- Given exercise: Transcribe all of the material exactly. Any picture in it should be left out.

**** Information supplied

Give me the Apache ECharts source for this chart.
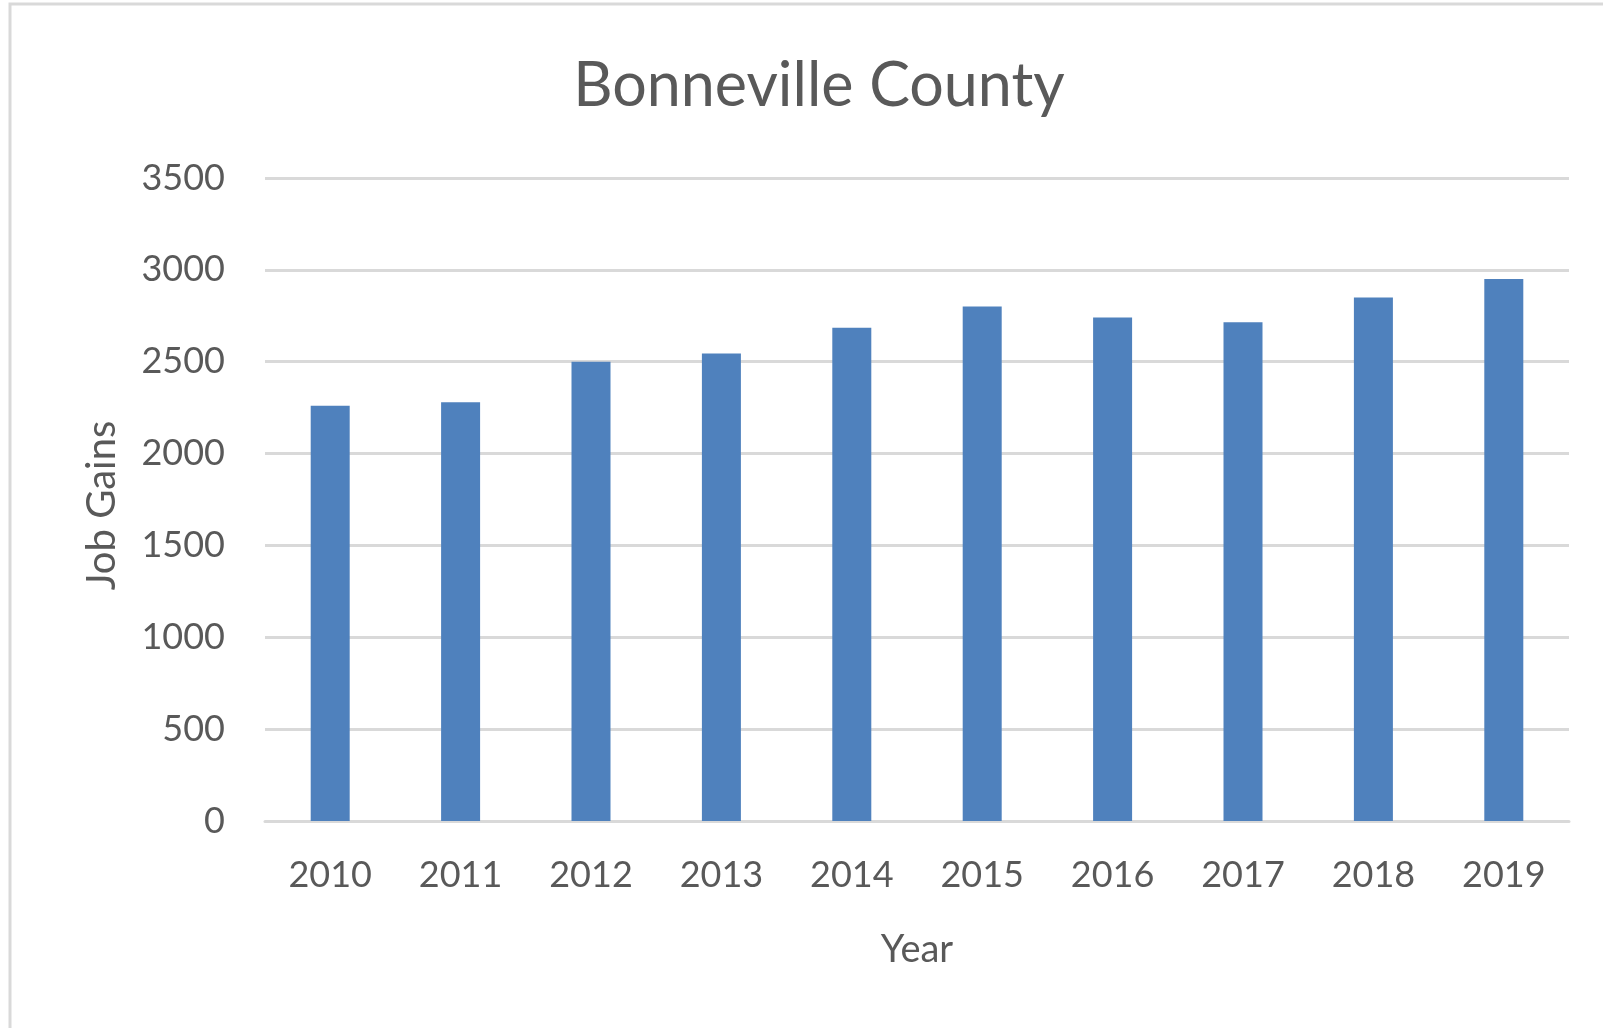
<!DOCTYPE html>
<html>
<head>
<meta charset="utf-8">
<title>Bonneville County</title>
<script src="https://cdn.jsdelivr.net/npm/echarts@6/dist/echarts.min.js"></script>
<style>
  html, body { margin: 0; padding: 0; background: #ffffff; }
  #chart { width: 1603px; height: 1028px; }
</style>
</head>
<body>
<div id="chart"></div>
<script>
// Job gains per year, Bonneville County
const years = ['2010', '2011', '2012', '2013', '2014', '2015', '2016', '2017', '2018', '2019'];
const jobGains = [2260, 2280, 2500, 2545, 2685, 2800, 2740, 2715, 2850, 2950];

const textColor = '#595959';
const gridColor = '#d9d9d9';
const font = 'Lato, "Open Sans", sans-serif';

const chart = echarts.init(document.getElementById('chart'));
chart.setOption({
  backgroundColor: '#ffffff',
  animation: false,
  graphic: [{
    type: 'rect',
    shape: { x: 10, y: 4, width: 1700, height: 1100 },
    style: { fill: 'none', stroke: gridColor, lineWidth: 3 },
    silent: true
  }],
  title: {
    text: 'Bonneville County',
    left: 814,
    textAlign: 'center',
    top: 51,
    textStyle: { fontFamily: font, fontSize: 61, lineHeight: 61, fontWeight: 'normal', color: textColor }
  },
  grid: { left: 265, right: 34, top: 178, bottom: 207 },
  xAxis: {
    type: 'category',
    data: years,
    name: 'Year',
    nameLocation: 'middle',
    nameGap: 110,
    nameTextStyle: { fontFamily: font, fontSize: 38, color: textColor },
    axisLine: { lineStyle: { color: gridColor, width: 3 } },
    axisTick: { show: false },
    axisLabel: { fontFamily: font, fontSize: 36, color: textColor, margin: 36 }
  },
  yAxis: {
    type: 'value',
    min: 0,
    max: 3500,
    interval: 500,
    name: 'Job Gains',
    nameLocation: 'middle',
    nameGap: 143,
    nameTextStyle: { fontFamily: font, fontSize: 40, color: textColor, padding: [0, 12, 0, 0] },
    axisLine: { show: false },
    axisTick: { show: false },
    axisLabel: {
      fontFamily: font, fontSize: 36, color: textColor, margin: 40,
      formatter: (v) => String(v)
    },
    splitLine: { lineStyle: { color: gridColor, width: 3 } }
  },
  series: [{
    type: 'bar',
    data: jobGains,
    barWidth: 39,
    itemStyle: { color: '#4f81bd' }
  }]
});
</script>
</body>
</html>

********

- Solution:
Give me the Apache ECharts source for this chart.
<!DOCTYPE html>
<html>
<head>
<meta charset="utf-8">
<title>Bonneville County</title>
<script src="https://cdn.jsdelivr.net/npm/echarts@6/dist/echarts.min.js"></script>
<style>
  html, body { margin: 0; padding: 0; background: #ffffff; }
  #chart { width: 1603px; height: 1028px; }
</style>
</head>
<body>
<div id="chart"></div>
<script>
// Job gains per year, Bonneville County
const years = ['2010', '2011', '2012', '2013', '2014', '2015', '2016', '2017', '2018', '2019'];
const jobGains = [2260, 2280, 2500, 2545, 2685, 2800, 2740, 2715, 2850, 2950];

const textColor = '#595959';
const gridColor = '#d9d9d9';
const font = 'Lato, "Open Sans", sans-serif';

const chart = echarts.init(document.getElementById('chart'));
chart.setOption({
  backgroundColor: '#ffffff',
  animation: false,
  graphic: [{
    type: 'rect',
    shape: { x: 10, y: 4, width: 1700, height: 1100 },
    style: { fill: 'none', stroke: gridColor, lineWidth: 3 },
    silent: true
  }],
  title: {
    text: 'Bonneville County',
    left: 814,
    textAlign: 'center',
    top: 51,
    textStyle: { fontFamily: font, fontSize: 61, lineHeight: 61, fontWeight: 'normal', color: textColor }
  },
  grid: { left: 265, right: 34, top: 178, bottom: 207 },
  xAxis: {
    type: 'category',
    data: years,
    name: 'Year',
    nameLocation: 'middle',
    nameGap: 110,
    nameTextStyle: { fontFamily: font, fontSize: 38, color: textColor },
    axisLine: { lineStyle: { color: gridColor, width: 3 } },
    axisTick: { show: false },
    axisLabel: { fontFamily: font, fontSize: 36, color: textColor, margin: 36 }
  },
  yAxis: {
    type: 'value',
    min: 0,
    max: 3500,
    interval: 500,
    name: 'Job Gains',
    nameLocation: 'middle',
    nameGap: 143,
    nameTextStyle: { fontFamily: font, fontSize: 40, color: textColor, padding: [0, 12, 0, 0] },
    axisLine: { show: false },
    axisTick: { show: false },
    axisLabel: {
      fontFamily: font, fontSize: 36, color: textColor, margin: 40,
      formatter: (v) => String(v)
    },
    splitLine: { lineStyle: { color: gridColor, width: 3 } }
  },
  series: [{
    type: 'bar',
    data: jobGains,
    barWidth: 39,
    itemStyle: { color: '#4f81bd' }
  }]
});
</script>
</body>
</html>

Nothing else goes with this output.